Szymborska, Wisława. “The End and the Beginning.” 2001. Poetry Foundation.

Summary

Wisława Szymborska’s “The End and the Beginning” (translated from Polish into English by Joanna Trzeciak) examines the unequal burden of war on everyday citizens. Szymborska lived through World War II, and directly witnessed the aftershock of the conflict on her community in Kraków, Poland (see: Contextual Analysis “Historical Context”). As such, she is able to depict, in startlingly intimate detail, the physical and mental duress humanity collectively experiences in the wake of a mass global conflict. “The End and the Beginning” highlights the ways in which domestic life is violently disrupted post-war, and acts as a critique of class relations and the lack of media representation that exists after the physical combat of war is over. Szymborska asserts that war does not mark the end of suffering, but rather, is the cause of more, lasting despair that echoes throughout affected communities as they reconstruct their infrastructure from the ground up.

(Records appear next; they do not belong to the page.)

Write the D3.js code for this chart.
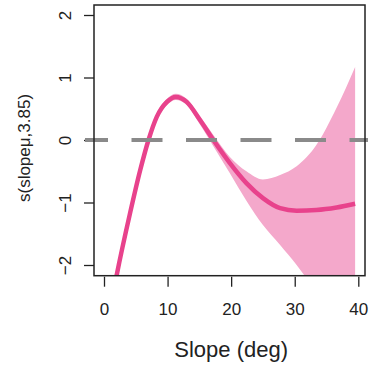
<!DOCTYPE html>
<html>
<head>
<meta charset="utf-8">
<script src="https://cdn.jsdelivr.net/npm/d3@7"></script>
<style>
  html, body { margin: 0; padding: 0; background: #fff; }
  svg { display: block; font-family: "Liberation Sans", Arial, sans-serif; }
  .tick text { fill: #222; font-size: 17px; }
  .tick line { stroke: #222; stroke-width: 1.3; }
</style>
</head>
<body>
<div id="chart"></div>
<script>
const SLOPE = [1.5, 2, 4.1, 5.7, 7, 8.3, 9.9, 11.3, 13, 15.1, 17.2, 19.8, 22.4, 25, 27.7, 30.3, 33.4, 36.6, 39.5];
const FIT   = [-2.42, -2.16, -1.17, -0.48, 0, 0.37, 0.61, 0.69, 0.61, 0.32, 0, -0.37, -0.69, -0.93, -1.09, -1.13, -1.12, -1.08, -1.02];
const UPPER = [-2.34, -2.09, -1.11, -0.43, 0.05, 0.42, 0.66, 0.74, 0.66, 0.38, 0.08, -0.27, -0.5, -0.63, -0.56, -0.42, -0.08, 0.52, 1.17];
const LOWER = [-2.5, -2.23, -1.23, -0.53, -0.05, 0.32, 0.56, 0.64, 0.56, 0.25, -0.1, -0.53, -0.97, -1.36, -1.68, -2.0, -2.43, -2.85, -3.25];
const X_TICKS = [0, 10, 20, 30, 40];
const Y_TICKS = [-2, -1, 0, 1, 2];

const width = 373, height = 368;
const box = { left: 94, right: 365, top: 5, bottom: 275.7 };

const svg = d3.select("#chart").append("svg").attr("width", width).attr("height", height);

const x = d3.scaleLinear().domain([0, 40]).range([104, 358.3]);
const y = d3.scaleLinear().domain([-2, 2]).range([265, 15]);

svg.append("defs").append("clipPath").attr("id", "plot-clip")
  .append("rect")
  .attr("x", box.left).attr("y", box.top)
  .attr("width", box.right - box.left).attr("height", box.bottom - box.top);

const rows = SLOPE.map((s, i) => ({ s, fit: FIT[i], lo: LOWER[i], hi: UPPER[i] }));

const plot = svg.append("g").attr("clip-path", "url(#plot-clip)");

plot.append("path")
  .datum(rows)
  .attr("fill", "#f4a8cb")
  .attr("d", d3.area().curve(d3.curveMonotoneX)
    .x((d) => x(d.s)).y0((d) => y(d.lo)).y1((d) => y(d.hi)));

plot.append("path")
  .datum(rows)
  .attr("fill", "none")
  .attr("stroke", "#e8428c")
  .attr("stroke-width", 4.5)
  .attr("d", d3.line().curve(d3.curveMonotoneX).x((d) => x(d.s)).y((d) => y(d.fit)));

// y axis, labels rotated like base R
svg.append("g")
  .attr("transform", `translate(${box.left},0)`)
  .call(d3.axisLeft(y).tickValues(Y_TICKS).tickSize(10).tickFormat(d3.format("d")))
  .call((g) => g.select(".domain").remove())
  .call((g) => g.selectAll("text")
    .attr("x", null).attr("dy", null)
    .attr("text-anchor", "middle")
    .attr("transform", "translate(-23,0) rotate(-90)"));

// x axis hangs just below the box
svg.append("g")
  .attr("transform", `translate(0,${box.bottom + 1})`)
  .call(d3.axisBottom(x).tickValues(X_TICKS).tickSize(10).tickPadding(16))
  .call((g) => g.select(".domain").remove());

svg.append("line")
  .attr("x1", 85).attr("x2", 368)
  .attr("y1", y(0)).attr("y2", y(0))
  .attr("stroke", "#8a8a8a")
  .attr("stroke-width", 4)
  .attr("stroke-dasharray", "31 23.5")
  .attr("stroke-dashoffset", 8);

svg.append("rect")
  .attr("x", box.left).attr("y", box.top)
  .attr("width", box.right - box.left).attr("height", box.bottom - box.top)
  .attr("fill", "none")
  .attr("stroke", "#222")
  .attr("stroke-width", 1.5);

svg.append("text")
  .attr("x", (x(0) + x(40)) / 2)
  .attr("y", 357)
  .attr("text-anchor", "middle")
  .attr("font-size", 22)
  .attr("fill", "#222")
  .text("Slope (deg)");

svg.append("text")
  .attr("transform", "translate(30,148) rotate(-90)")
  .attr("text-anchor", "middle")
  .attr("font-size", 17)
  .attr("fill", "#222")
  .text("s(slopeμ,3.85)");
</script>
</body>
</html>
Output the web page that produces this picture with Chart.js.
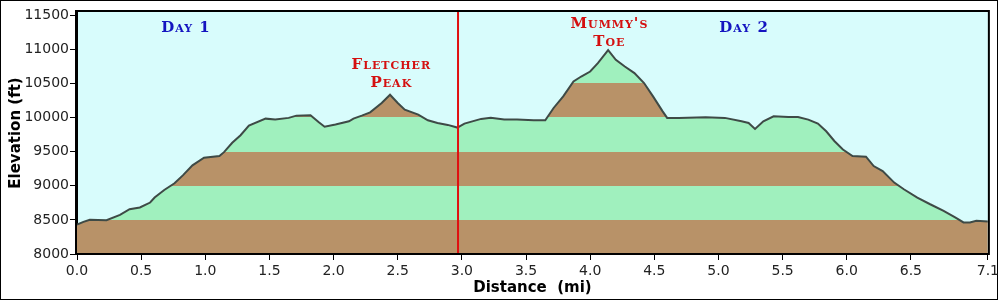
<!DOCTYPE html>
<html>
<head>
<meta charset="utf-8">
<script src="https://cdn.jsdelivr.net/npm/chart.js@4.4.1/dist/chart.umd.min.js"></script>
<style>
  html, body { margin: 0; padding: 0; background: #fff; }
  #wrap { width: 1002px; height: 302px; position: relative; }
</style>
</head>
<body>
<div id="wrap"><canvas id="profile"></canvas></div>
<script>
// trail profile: distance (mi) and elevation (ft)
const DIST = [
  0.00, 0.05, 0.10, 0.23, 0.335, 0.41, 0.49, 0.57, 0.605, 0.68,
  0.76, 0.825, 0.90, 0.99, 1.11, 1.146, 1.21, 1.275, 1.34, 1.47,
  1.545, 1.65, 1.71, 1.82, 1.885, 1.93, 2.015, 2.12, 2.155, 2.22,
  2.285, 2.375, 2.44, 2.50, 2.555, 2.66, 2.735, 2.81, 2.89, 2.965,
  3.02, 3.15, 3.225, 3.33, 3.43, 3.56, 3.65, 3.715, 3.79, 3.87,
  3.93, 4.00, 4.06, 4.14, 4.20, 4.27, 4.345, 4.42, 4.49, 4.565,
  4.60, 4.69, 4.90, 5.05, 5.18, 5.235, 5.285, 5.35, 5.43, 5.545,
  5.62, 5.70, 5.775, 5.84, 5.905, 5.97, 6.045, 6.15, 6.21, 6.28,
  6.37, 6.445, 6.55, 6.65, 6.755, 6.845, 6.91, 6.96, 7.01, 7.10
];
const ELEV = [
  8430, 8470, 8500, 8495, 8573, 8656, 8681, 8754, 8827, 8938,
  9036, 9152, 9298, 9410, 9434, 9492, 9629, 9740, 9881, 9983,
  9969, 9994, 10027, 10032, 9930, 9865, 9896, 9944, 9983, 10027,
  10075, 10212, 10333, 10212, 10115, 10042, 9958, 9920, 9891, 9852,
  9910, 9979, 9994, 9969, 9969, 9958, 9958, 10139, 10309, 10527,
  10600, 10673, 10795, 10985, 10844, 10746, 10650, 10504, 10309, 10090,
  9994, 9994, 10003, 9994, 9944, 9920, 9833, 9944, 10017, 10008,
  10008, 9969, 9910, 9798, 9652, 9531, 9434, 9425, 9288, 9215,
  9046, 8948, 8827, 8729, 8632, 8535, 8462, 8462, 8486, 8476
];

const X_TICKS = [0, 0.5, 1, 1.5, 2, 2.5, 3, 3.5, 4, 4.5, 5, 5.5, 6, 6.5, 7.1];
const Y_TICKS = [8000, 8500, 9000, 9500, 10000, 10500, 11000, 11500];
const BAND_EDGES = [8000, 8500, 9000, 9500, 10000, 10500, 11000, 11500];
const DAY_SPLIT = 2.97;

// text labels anchored in data units
const LABELS = [
  { text: ["Day 1"], x: 0.85, y: 11310, color: "#1414c0" },
  { text: ["Day 2"], x: 5.2, y: 11310, color: "#1414c0" },
  { text: ["Fletcher", "Peak"], x: 2.45, y: 10770, color: "#d41010" },
  { text: ["Mummy's", "Toe"], x: 4.15, y: 11370, color: "#d41010" },
];

const SKY = "#d8fcfc";
const BROWN = "#b89268";
const GREEN = "#a0f0be";
const LINE = "#3e4a46";

function bandFill(context) {
  const chart = context.chart;
  const { ctx, chartArea, scales } = chart;
  if (!chartArea) return null;
  const y = scales.y;
  const y0 = y.getPixelForValue(BAND_EDGES[0]);
  const y1 = y.getPixelForValue(BAND_EDGES[BAND_EDGES.length - 1]);
  const grad = ctx.createLinearGradient(0, y0, 0, y1);
  const n = BAND_EDGES.length - 1;
  for (let i = 0; i < n; i++) {
    const c = i % 2 === 0 ? BROWN : GREEN;
    grad.addColorStop(i / n, c);
    grad.addColorStop((i + 1) / n - 0.0001, c);
  }
  grad.addColorStop(1, BROWN);
  return grad;
}

const framePlugin = {
  id: "frame",
  beforeDraw(chart) {
    const { ctx, chartArea: a } = chart;
    ctx.save();
    ctx.fillStyle = "#fff";
    ctx.fillRect(0, 0, chart.width, chart.height);
    ctx.strokeStyle = "#000";
    ctx.lineWidth = 1;
    ctx.strokeRect(0.5, 0.5, 997, 299);
    ctx.fillStyle = SKY;
    ctx.fillRect(a.left, a.top, a.right - a.left, a.bottom - a.top);
    ctx.restore();
  },
  afterDraw(chart) {
    const { ctx, chartArea: a, scales } = chart;
    ctx.save();
    ctx.strokeStyle = "#000";
    ctx.lineWidth = 2;
    ctx.strokeRect(a.left - 1, a.top - 1, a.right - a.left + 2, a.bottom - a.top + 1);

    ctx.font = "small-caps bold 15px 'DejaVu Serif'";
    ctx.letterSpacing = "1px";
    ctx.textAlign = "center";
    ctx.textBaseline = "middle";
    LABELS.forEach((l) => {
      const px = scales.x.getPixelForValue(l.x);
      const py = scales.y.getPixelForValue(l.y);
      ctx.fillStyle = l.color;
      l.text.forEach((t, i) => ctx.fillText(t, px, py + i * 18));
    });
    ctx.restore();
  },
};

const points = DIST.map((d, i) => ({ x: d, y: ELEV[i] }));

new Chart(document.getElementById("profile"), {
  type: "line",
  data: {
    datasets: [
      {
        data: [{ x: DAY_SPLIT, y: 8000 }, { x: DAY_SPLIT, y: 11545 }],
        borderColor: "#e01010",
        borderWidth: 2,
        pointRadius: 0,
        fill: false,
        order: 0,
      },
      {
        data: points,
        borderColor: LINE,
        borderWidth: 2,
        backgroundColor: bandFill,
        fill: "origin",
        pointRadius: 0,
        tension: 0,
        order: 1,
      },
    ],
  },
  options: {
    responsive: true,
    maintainAspectRatio: false,
    animation: false,
    events: [],
    layout: { padding: { top: 12, right: 6, left: 0, bottom: 0 } },
    plugins: { legend: { display: false }, tooltip: { enabled: false } },
    scales: {
      x: {
        type: "linear",
        min: 0,
        max: 7.1,
        afterBuildTicks: (s) => { s.ticks = X_TICKS.map((v) => ({ value: v })); },
        afterFit: (s) => { s.height = 48; },
        border: { color: "#000", width: 2 },
        grid: { drawOnChartArea: false, drawTicks: true, tickLength: 6, color: "#000" },
        ticks: {
          color: "#222",
          padding: 3,
          maxRotation: 0,
          font: { family: "DejaVu Sans", size: 14 },
          callback: (v) => Number(v).toFixed(1),
        },
        title: {
          display: true,
          text: "Distance  (mi)",
          color: "#000",
          padding: { top: 0, bottom: 5 },
          font: { family: "DejaVu Sans", size: 15, weight: "bold" },
        },
      },
      y: {
        min: 8000,
        max: 11545,
        afterBuildTicks: (s) => { s.ticks = Y_TICKS.map((v) => ({ value: v })); },
        afterFit: (s) => { s.width = 77; },
        border: { color: "#000", width: 2 },
        grid: { drawOnChartArea: false, drawTicks: true, tickLength: 7, color: "#000" },
        ticks: {
          color: "#222",
          padding: 1,
          font: { family: "DejaVu Sans", size: 14 },
          callback: (v) => String(v),
        },
        title: {
          display: true,
          text: "Elevation (ft)",
          color: "#000",
          padding: { top: 7, bottom: 0 },
          font: { family: "DejaVu Sans", size: 15, weight: "bold" },
        },
      },
    },
  },
  plugins: [framePlugin],
});
</script>
</body>
</html>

The last few stanzas also summarize the complicity of everyday citizens in bringing about the so-called end of war as it relates to forgetting or moving on. These citizens, depicted by those cleaning, and in the last stanza by someone loafing about in the grass, eventually find talk of war “dull” (Line 32). Stanza 8 also refers to old arguments as “rusted-out” and worthy now of the “garbage pile” (Lines 35-36). At the end of the poem, the person lying in the grass looks instead at clouds—an often-touted symbol for transience.